Was die Gewalt in Kairo für die USA bedeutet
Von
Martin Kilian, Washington
Das
Blutbad in Ägypten hat die Hoffnungen zerstört, die
Washington in den arabischen Frühling
setzte. Es zeigt auch, wie gering
der Einfluss Barack Obamas in Kairo geworden ist.
Die
schrecklichen Ereignisse in
Kairo wie auch das widersprüchliche Verhalten der Regierung
Obama im syrischen Bürgerkrieg illuminieren eine amerikanische Nahost-Politik, die zusehends konfus und hilflos wirkt. Welche Erwartungen
Washington auch immer an den arabischen Frühling gehabt haben mag: Nach
dem gestrigen Gewaltausbruch ist endgültig Ernüchterung eingekehrt und verflogen die Hoffnung, die arabischen Völker könnten ihrer Geschichte korrupter Despoten, Militärdiktaturen und religiöser Eiferer in naher Zukunft entfliehen.

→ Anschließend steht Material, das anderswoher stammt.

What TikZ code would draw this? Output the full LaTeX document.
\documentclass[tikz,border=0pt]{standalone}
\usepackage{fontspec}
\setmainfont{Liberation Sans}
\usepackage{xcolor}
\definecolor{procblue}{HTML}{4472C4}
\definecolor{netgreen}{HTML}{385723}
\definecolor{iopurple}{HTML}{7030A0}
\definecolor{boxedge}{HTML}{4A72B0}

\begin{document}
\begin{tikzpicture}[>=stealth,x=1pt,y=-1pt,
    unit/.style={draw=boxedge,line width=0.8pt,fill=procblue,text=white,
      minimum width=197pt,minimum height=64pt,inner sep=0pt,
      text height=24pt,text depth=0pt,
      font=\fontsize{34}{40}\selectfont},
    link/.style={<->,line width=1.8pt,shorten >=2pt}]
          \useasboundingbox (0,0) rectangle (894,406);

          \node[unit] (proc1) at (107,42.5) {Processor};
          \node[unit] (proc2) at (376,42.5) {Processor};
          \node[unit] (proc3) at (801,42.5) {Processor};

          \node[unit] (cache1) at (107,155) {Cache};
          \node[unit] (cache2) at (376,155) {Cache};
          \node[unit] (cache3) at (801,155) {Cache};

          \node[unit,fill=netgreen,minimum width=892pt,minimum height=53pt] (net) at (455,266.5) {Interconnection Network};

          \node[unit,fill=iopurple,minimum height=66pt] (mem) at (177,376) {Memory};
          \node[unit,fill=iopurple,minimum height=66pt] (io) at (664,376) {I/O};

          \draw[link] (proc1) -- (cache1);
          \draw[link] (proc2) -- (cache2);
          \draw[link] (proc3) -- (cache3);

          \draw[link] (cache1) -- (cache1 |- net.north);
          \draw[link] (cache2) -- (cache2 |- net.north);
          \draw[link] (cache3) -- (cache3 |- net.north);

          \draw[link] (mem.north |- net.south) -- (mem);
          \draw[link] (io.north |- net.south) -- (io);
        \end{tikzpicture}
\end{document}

Nicht einmal definiert hat die Obama-Administration bisher,
was sich in Kairo Anfang Juli zutrug,
als der gewählte
Präsident Mohammed Mursi gestürzt wurde. Es handle sich, wiegelten diverse Sprachrohre der Regierung ab, keinesfalls
um einen Coup, ja es müsse erst
noch bestimmt werden, wie der
Vorgang einzustufen sei. Die Wirtschafts- und Militärhilfe für Ägypten, immerhin anderthalb Milliarden Dollar pro Jahr, wurde nicht
ausgesetzt, wenngleich US-Gesetze dies klar verlangen. Stattdessen wurde das Versprechen der ägyptischen Militärs, bald zur Demokratie zurückzukehren, für bare Münze genommen.
Obamas Engagement hat seine Grenzen
Nun
zeigt sich, wie gering der
amerikanische Einfluss in Kairo geworden ist: Dass Verteidigungsminister
Chuck Hagel nahezu täglich mit General Abdel Fatah
al-Sisi telefonierte und ihn wiederholt vor einem blutigen
Vorgehen gegen die Muslimbrüder warnte, zeitigte keinerlei Wirkung. Der General schlug zu, eine
Rückkehr zum Status quo
ante scheint nach dem gestrigen Blutbad
kaum mehr möglich.
Wie im Falle Syriens sind
Washingtons Optionen auch in Ägypten beschränkt, dies umso mehr, als Barack Obamas Engagement im Nahen Osten Grenzen
hat: Nie hat dieser Präsident seinen Frieden mit dem
unseligen Krieg seines Vorgängers
im Irak gemacht.
Obama weiss, dass die amerikanische Wählerschaft auf absehbare Zeit nicht mehr in ein
nahöstliches Abenteuer gezogen werden möchte. Schon im
Falle Libyens sperrte sich der
Präsident, bis er französischem wie britischem Drängen nachgab und Schützenhilfe für die europäischen Verbündeten leistete.
Somit dürfte auch für Ägypten
gelten, was sich in Syrien zusehends andeutet: Washington setzt auf Stabilität, unter keinen Umständen sollen radikale islamische Kräfte an die Macht gelangen
oder geografische Nischen besetzen. Demokratie ist schön, endet aber,
wenn der Staat in die falschen Hände fällt. Es scheint, als sei
der Aussenpolitiker Barack
Obama bei Henry Kissinger in die Lehre
gegangen. Keinesfalls werde man zusehen, wenn ein Land sich
wegen der Verantwortungslosigkeit seiner Wähler
dem Kommunismus zuwende, hatte der Altmeister den sich abzeichnenden Wahlsieg Salvador Allendes in
Chile 1970 kommentiert. Man ersetze
«kommunistisch» durch «islamistisch» – und schon wiederholt sich die Geschichte. Wer hätte das gedacht?